EXERCISE INSTRUCTIONS: Copy, exactly as written, the lines that begin at the one containing "Output the component" and end at the one containing "import * as d3 from 'd3';". Skip any pictures in the data below.

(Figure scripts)
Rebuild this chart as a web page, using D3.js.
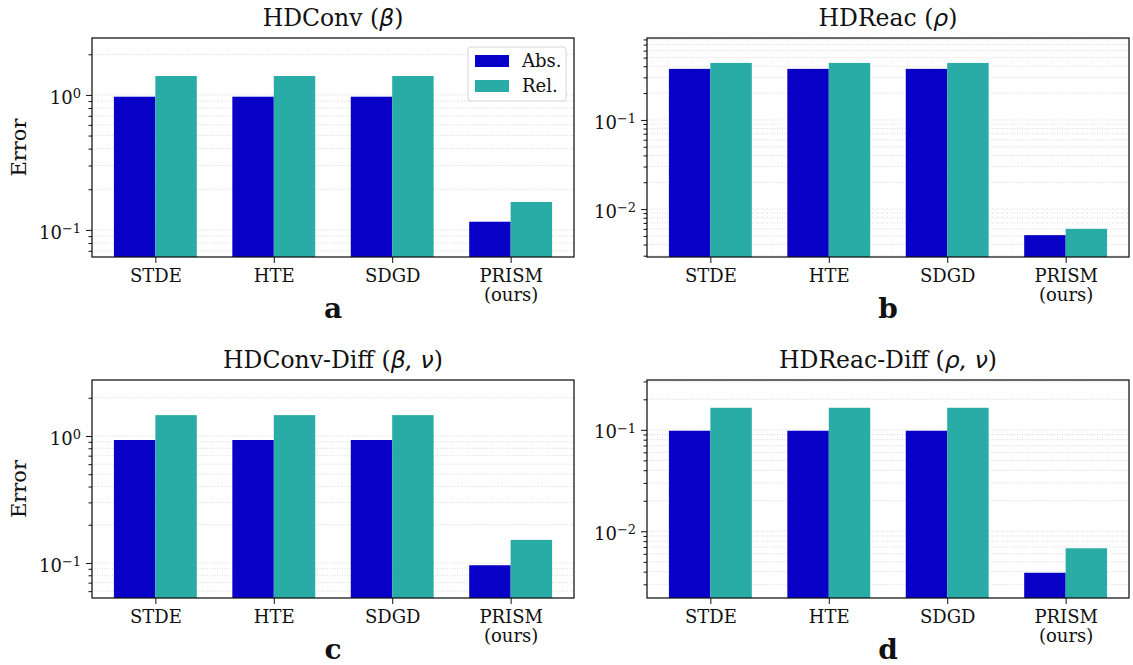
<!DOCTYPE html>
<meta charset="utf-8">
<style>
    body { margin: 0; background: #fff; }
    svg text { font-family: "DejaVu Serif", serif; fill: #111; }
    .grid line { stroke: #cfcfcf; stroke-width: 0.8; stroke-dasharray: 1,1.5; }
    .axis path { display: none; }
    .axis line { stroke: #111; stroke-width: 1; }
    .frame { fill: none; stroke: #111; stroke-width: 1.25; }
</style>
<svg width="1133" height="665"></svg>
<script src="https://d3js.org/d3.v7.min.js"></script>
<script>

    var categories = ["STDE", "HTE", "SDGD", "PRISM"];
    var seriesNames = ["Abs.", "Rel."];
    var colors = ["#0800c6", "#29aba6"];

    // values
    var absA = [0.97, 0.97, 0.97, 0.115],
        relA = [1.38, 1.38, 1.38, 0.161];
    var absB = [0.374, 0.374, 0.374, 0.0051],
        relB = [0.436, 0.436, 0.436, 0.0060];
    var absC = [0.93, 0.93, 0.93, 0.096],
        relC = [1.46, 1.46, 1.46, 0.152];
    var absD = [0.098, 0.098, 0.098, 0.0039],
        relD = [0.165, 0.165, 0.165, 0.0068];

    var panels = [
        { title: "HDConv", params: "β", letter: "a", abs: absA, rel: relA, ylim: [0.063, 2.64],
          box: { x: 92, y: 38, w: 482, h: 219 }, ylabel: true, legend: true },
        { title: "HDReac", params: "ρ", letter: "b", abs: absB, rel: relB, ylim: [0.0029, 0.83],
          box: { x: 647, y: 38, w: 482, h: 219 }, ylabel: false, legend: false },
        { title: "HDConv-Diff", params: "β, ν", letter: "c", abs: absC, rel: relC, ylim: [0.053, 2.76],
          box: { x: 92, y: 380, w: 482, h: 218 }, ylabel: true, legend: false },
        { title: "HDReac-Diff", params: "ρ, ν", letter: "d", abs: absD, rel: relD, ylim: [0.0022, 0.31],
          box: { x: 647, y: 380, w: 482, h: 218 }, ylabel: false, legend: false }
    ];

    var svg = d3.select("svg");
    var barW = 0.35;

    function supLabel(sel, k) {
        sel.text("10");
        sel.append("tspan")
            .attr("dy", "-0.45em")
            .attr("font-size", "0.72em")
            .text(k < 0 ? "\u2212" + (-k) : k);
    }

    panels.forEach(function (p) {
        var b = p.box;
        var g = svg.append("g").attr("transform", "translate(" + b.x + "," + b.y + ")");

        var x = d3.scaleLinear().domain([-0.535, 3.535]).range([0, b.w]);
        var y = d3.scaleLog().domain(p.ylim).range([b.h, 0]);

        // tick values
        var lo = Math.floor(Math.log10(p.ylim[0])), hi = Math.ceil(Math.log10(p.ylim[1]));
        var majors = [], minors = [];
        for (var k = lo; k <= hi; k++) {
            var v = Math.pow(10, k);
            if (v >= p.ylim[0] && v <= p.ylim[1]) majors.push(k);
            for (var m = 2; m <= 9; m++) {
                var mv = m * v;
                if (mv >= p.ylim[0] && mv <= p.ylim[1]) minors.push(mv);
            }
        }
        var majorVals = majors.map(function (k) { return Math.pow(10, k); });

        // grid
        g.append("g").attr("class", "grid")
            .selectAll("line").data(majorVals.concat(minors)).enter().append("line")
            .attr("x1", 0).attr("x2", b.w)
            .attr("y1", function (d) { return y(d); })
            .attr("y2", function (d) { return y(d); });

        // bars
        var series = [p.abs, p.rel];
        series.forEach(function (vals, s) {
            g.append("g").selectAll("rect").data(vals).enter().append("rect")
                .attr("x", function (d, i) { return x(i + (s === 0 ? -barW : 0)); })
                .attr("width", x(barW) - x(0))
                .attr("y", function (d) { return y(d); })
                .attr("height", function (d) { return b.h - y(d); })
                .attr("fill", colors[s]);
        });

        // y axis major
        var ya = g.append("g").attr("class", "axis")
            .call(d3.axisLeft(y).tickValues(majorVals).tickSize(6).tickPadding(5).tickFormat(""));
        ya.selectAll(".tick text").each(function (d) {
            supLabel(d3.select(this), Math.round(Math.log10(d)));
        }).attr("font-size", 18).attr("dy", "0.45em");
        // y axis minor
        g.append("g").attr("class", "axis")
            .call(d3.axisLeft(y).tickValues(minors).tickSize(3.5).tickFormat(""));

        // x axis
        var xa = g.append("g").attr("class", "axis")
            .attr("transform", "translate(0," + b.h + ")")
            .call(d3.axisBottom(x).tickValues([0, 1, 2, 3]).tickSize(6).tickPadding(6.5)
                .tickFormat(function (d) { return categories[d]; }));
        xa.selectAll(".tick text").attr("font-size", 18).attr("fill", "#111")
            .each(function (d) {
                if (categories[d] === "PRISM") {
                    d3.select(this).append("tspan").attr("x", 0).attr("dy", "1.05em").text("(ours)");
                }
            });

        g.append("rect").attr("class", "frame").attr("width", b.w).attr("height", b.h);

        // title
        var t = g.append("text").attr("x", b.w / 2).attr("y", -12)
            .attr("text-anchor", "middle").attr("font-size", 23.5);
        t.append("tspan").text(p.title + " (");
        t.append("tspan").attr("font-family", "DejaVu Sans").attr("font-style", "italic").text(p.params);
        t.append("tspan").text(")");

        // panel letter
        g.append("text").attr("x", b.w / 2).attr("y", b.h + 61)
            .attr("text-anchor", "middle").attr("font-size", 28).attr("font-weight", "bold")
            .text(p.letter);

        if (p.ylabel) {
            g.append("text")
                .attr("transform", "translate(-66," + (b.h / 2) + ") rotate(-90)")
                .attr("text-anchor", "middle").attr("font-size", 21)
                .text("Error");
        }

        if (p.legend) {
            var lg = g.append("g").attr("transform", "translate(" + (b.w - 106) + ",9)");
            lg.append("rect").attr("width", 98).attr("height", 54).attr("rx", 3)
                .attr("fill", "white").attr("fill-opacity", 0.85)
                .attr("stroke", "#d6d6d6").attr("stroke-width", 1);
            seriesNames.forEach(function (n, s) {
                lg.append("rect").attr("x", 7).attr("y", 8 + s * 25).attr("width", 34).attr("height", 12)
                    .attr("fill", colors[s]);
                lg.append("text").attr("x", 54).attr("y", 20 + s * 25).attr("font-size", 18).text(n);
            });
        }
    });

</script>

---

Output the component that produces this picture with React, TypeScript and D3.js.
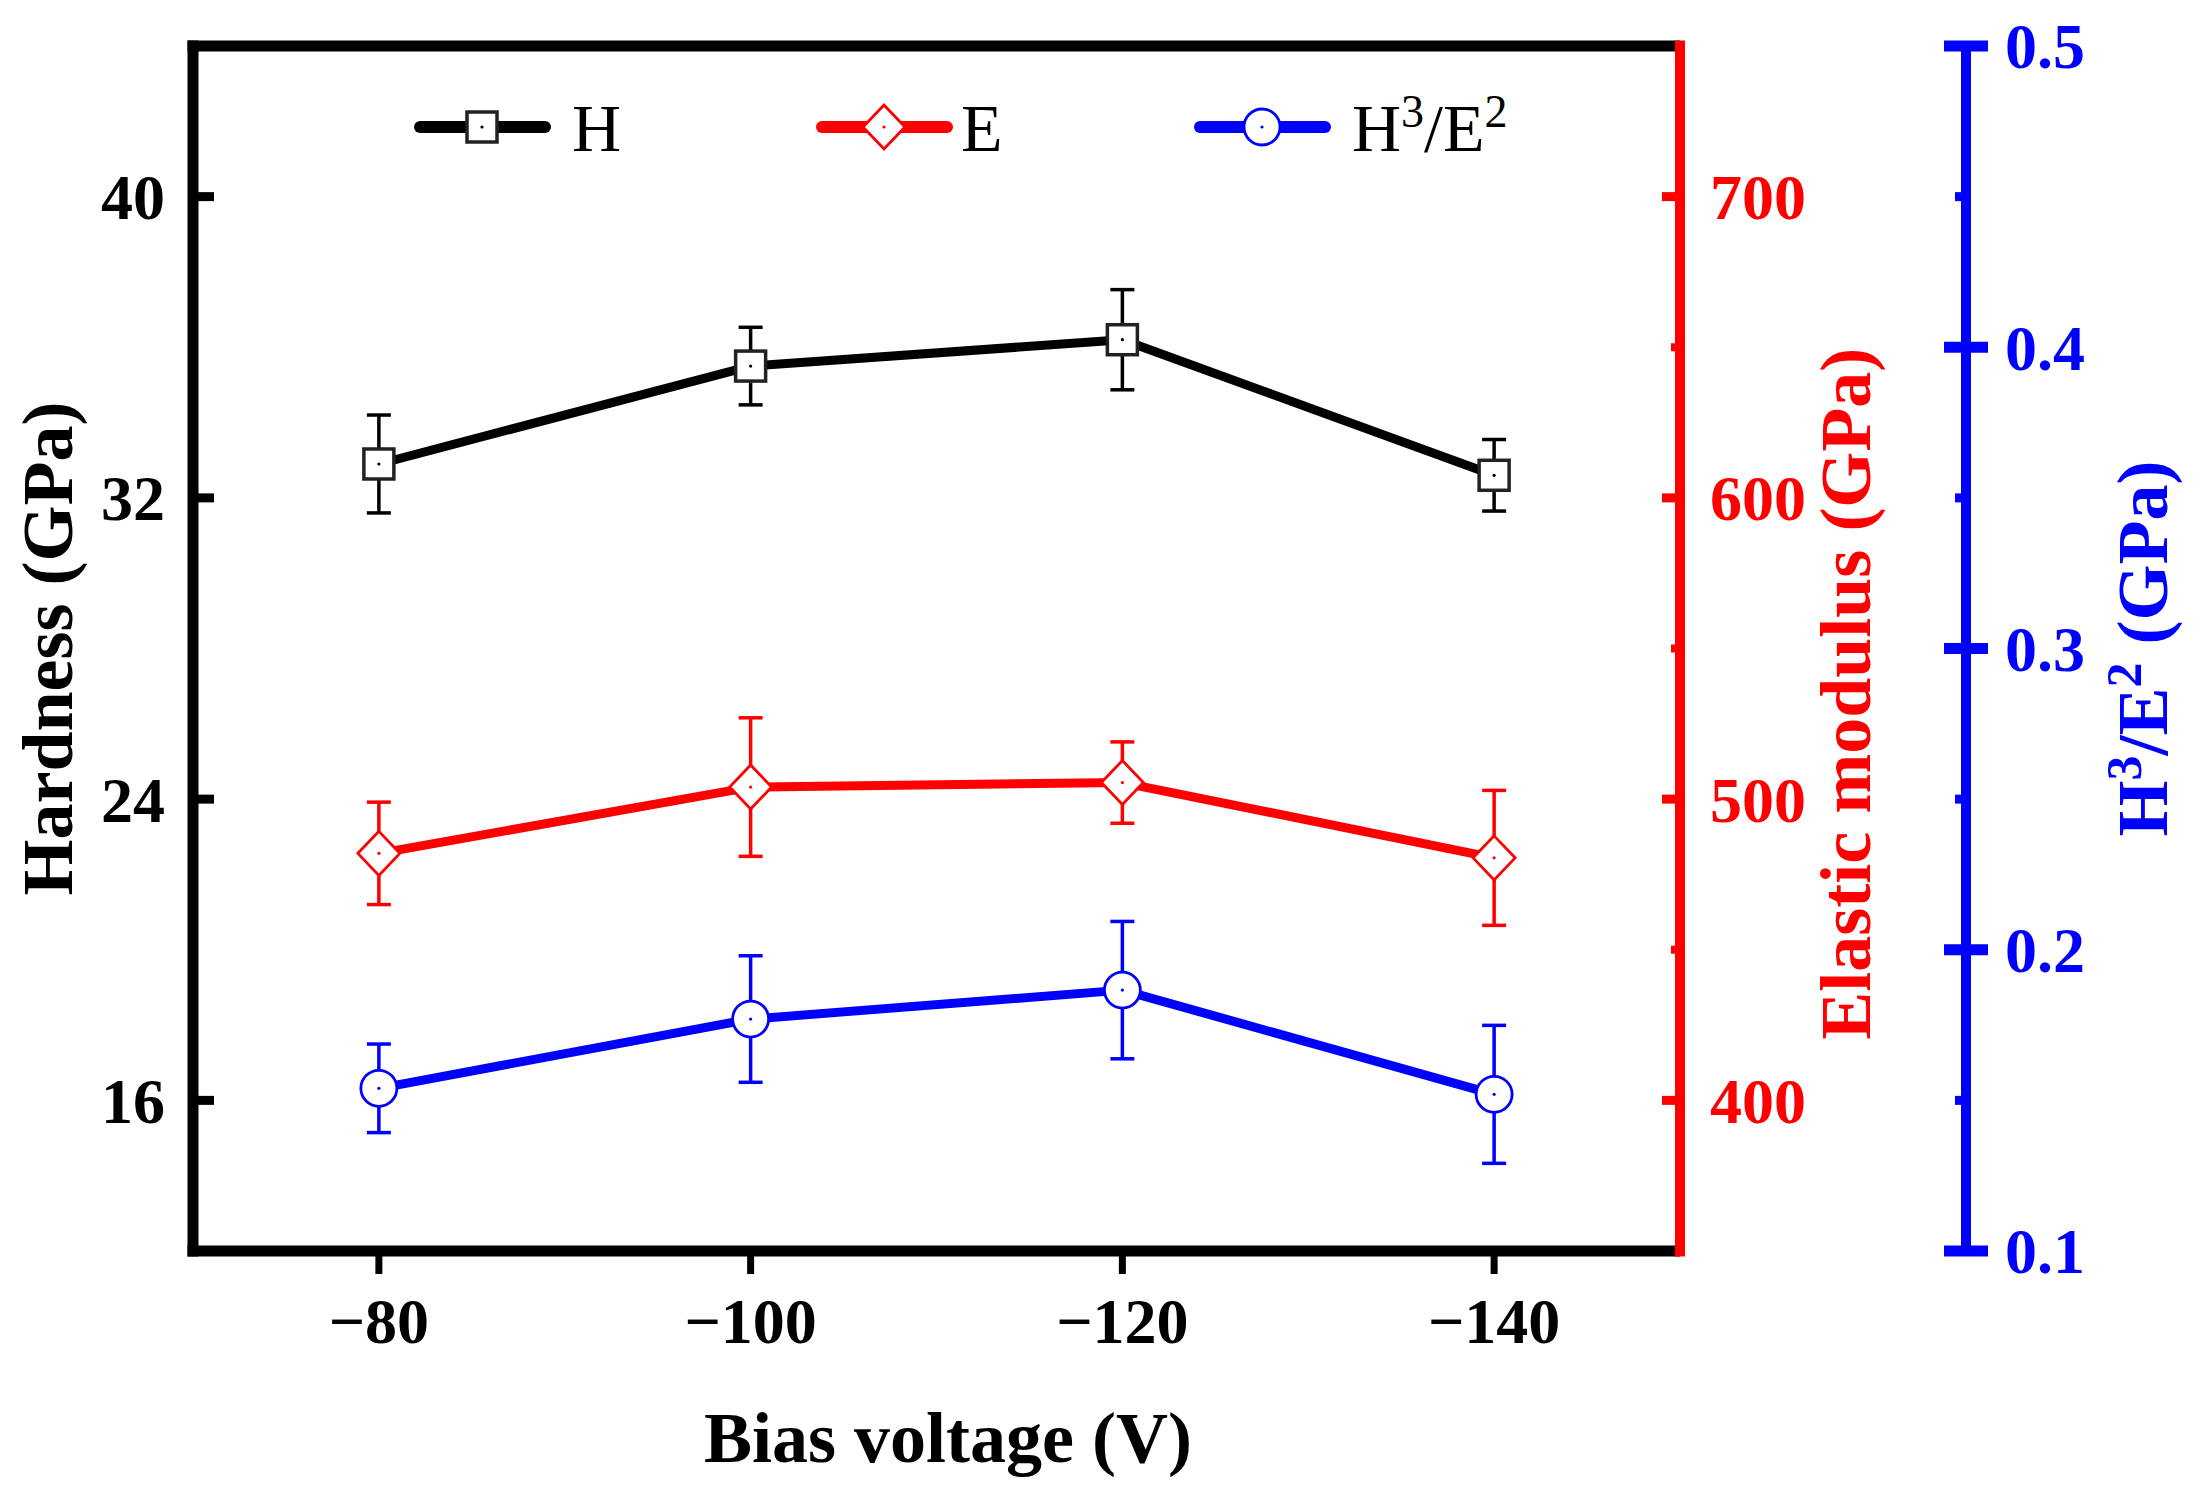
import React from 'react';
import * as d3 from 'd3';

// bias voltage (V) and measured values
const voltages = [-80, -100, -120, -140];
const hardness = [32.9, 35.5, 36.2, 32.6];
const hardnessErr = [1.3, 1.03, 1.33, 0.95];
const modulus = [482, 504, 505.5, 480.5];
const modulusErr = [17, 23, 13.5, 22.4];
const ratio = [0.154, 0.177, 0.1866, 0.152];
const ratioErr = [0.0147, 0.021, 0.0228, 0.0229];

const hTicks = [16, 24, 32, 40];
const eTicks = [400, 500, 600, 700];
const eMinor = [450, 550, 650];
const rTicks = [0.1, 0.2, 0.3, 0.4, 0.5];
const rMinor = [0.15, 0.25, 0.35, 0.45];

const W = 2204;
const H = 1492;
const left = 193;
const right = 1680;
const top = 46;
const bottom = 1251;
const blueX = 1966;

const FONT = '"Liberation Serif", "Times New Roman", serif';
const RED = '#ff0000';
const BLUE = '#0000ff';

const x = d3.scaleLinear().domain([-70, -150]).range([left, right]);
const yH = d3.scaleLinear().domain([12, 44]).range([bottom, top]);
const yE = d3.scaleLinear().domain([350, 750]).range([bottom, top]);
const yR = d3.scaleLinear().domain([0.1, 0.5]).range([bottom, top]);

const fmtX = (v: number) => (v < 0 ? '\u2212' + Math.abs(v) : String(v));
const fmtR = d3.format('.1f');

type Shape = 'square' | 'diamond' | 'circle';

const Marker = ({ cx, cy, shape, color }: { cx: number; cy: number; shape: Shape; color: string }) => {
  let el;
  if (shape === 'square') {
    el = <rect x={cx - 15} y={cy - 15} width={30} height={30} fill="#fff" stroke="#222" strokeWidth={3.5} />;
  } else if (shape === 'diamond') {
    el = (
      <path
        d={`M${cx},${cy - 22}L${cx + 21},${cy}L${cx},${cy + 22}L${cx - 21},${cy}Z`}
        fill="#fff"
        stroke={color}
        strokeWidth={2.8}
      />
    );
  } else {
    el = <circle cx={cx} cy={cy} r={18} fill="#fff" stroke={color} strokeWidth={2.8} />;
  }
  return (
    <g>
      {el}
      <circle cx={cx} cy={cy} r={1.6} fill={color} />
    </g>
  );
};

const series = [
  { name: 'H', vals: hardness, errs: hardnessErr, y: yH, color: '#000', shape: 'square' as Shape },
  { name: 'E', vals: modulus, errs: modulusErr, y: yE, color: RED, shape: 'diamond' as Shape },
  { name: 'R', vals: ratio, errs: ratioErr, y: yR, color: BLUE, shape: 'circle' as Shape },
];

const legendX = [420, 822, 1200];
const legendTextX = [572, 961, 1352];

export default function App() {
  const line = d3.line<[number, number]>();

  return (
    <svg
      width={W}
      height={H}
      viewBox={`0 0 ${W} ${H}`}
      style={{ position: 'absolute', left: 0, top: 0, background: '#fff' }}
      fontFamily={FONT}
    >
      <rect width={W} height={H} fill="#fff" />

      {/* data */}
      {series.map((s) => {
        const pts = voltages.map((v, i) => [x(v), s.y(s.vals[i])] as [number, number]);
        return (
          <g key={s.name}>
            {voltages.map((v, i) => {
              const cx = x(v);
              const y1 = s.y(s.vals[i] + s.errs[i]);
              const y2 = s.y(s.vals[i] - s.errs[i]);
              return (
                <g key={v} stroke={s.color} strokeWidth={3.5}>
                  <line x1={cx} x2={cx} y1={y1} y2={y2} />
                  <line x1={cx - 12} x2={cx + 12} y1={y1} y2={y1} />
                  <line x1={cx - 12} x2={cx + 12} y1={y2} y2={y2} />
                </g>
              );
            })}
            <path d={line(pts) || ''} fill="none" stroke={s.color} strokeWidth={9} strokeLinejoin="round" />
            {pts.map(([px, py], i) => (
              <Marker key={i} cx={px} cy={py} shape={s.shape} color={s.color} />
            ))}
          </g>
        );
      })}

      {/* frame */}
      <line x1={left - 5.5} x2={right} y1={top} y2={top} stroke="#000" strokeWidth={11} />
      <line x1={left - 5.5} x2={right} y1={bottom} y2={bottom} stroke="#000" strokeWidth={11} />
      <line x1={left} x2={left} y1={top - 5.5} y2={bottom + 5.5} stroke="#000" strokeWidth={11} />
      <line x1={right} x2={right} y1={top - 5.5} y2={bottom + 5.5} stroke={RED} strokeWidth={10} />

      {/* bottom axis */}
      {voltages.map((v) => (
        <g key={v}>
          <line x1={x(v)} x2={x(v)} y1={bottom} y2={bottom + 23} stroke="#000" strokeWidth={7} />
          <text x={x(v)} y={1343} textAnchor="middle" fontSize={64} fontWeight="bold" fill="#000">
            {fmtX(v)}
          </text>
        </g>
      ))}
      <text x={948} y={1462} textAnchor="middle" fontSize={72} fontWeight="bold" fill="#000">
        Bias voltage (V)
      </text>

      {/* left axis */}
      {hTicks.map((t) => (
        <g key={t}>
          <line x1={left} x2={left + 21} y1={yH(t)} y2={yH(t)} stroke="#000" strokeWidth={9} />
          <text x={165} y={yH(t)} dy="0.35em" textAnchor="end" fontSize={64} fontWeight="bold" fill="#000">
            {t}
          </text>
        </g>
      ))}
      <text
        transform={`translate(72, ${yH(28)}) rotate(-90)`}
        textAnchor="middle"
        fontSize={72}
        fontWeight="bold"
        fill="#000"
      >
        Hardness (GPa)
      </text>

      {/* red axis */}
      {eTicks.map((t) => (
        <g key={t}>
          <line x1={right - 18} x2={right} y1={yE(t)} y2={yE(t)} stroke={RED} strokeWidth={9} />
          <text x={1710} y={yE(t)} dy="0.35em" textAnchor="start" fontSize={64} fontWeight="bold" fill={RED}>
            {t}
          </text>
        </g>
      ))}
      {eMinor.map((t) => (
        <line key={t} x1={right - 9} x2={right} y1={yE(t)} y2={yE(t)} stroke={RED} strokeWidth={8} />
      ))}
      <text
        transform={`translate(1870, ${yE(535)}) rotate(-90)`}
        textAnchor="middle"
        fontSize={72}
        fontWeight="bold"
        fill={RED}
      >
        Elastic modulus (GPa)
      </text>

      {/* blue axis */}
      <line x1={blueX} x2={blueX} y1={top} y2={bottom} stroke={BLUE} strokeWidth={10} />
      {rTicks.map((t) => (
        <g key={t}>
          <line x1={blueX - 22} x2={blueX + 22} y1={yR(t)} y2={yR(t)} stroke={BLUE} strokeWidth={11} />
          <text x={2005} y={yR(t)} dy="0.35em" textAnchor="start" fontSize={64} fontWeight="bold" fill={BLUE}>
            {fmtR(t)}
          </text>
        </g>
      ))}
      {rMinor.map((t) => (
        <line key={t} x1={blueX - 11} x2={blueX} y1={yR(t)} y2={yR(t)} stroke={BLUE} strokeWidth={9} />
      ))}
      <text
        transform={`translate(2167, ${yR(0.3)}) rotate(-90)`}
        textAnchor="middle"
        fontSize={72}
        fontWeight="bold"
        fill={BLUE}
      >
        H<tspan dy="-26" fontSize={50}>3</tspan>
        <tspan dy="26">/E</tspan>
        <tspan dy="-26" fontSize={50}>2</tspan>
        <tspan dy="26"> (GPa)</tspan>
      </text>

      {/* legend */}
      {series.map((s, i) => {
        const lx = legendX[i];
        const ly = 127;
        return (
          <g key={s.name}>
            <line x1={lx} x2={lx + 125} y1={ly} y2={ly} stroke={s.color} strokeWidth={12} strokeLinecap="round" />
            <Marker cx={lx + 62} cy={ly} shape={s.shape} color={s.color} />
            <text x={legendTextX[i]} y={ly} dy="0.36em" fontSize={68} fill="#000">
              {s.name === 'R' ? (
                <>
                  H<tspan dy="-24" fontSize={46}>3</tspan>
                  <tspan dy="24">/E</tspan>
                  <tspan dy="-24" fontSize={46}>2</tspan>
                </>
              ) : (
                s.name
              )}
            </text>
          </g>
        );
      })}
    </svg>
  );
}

WRITTEN ANSWER:
Output the component that produces this picture with React, TypeScript and D3.js.
import React from 'react';
import * as d3 from 'd3';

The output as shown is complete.